Mayor Greg Verga and the City of Gloucester report that a temporary ban on all non-essential outdoor water use is being extended until the end of September due to continuing drought conditions.
The City implemented a two-week ban on all non-essential outdoor water use beginning on Sept. 1.
The ban is now being extended until September 30th. Despite some recent rainfall, drought conditions persist and the City's water capacity remains at just 51 percent. The status of the ban will be reevaluated on September 30th.
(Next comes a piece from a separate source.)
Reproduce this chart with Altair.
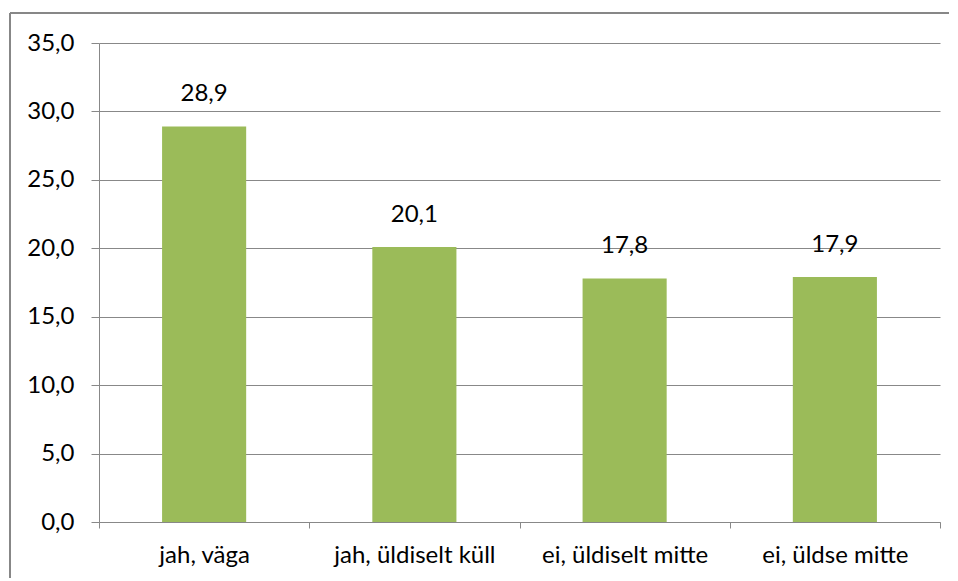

"I would like to ask all Gloucester residents, whether they use city water or have private wells, to help us preserve our natural resources during this critical drought period," said Mayor Verga. "I appreciate residents' cooperation and understanding of these necessary restrictions. We intend to keep this ban in place for as short a time as possible, but despite some recent rainfall, conditions remain critical, and we cannot responsibly lift the ban at this time."
The Northeast Region of Massachusetts remains in a Level 3 Critical Drought. Per MassDEP, this level of drought warrants such a ban on all non-essential outdoor water use. DEP lists consider “essential” water use as:
for health or safety reasons
for the production of food and fiber
for the maintenance of livestock
to meet the core functions of a business
Failure to adhere to the restrictions can lead to the imposition of fines.
Drought conditions result in dry grass, shrubbery, and forest areas, as well as dry soil conditions, increasing the wildland fire risk. Cape Ann communities have seen multiple brush fires in recent weeks. Brush fires take multiple days to extinguish and exhaust local and regional resources.
All outdoor fires, including the use of outdoor fireplaces, firepits, and chimineas are prohibited during this time of critical drought. Residents are also asked to take care when disposing of combustible materials including the disposal of cigarettes.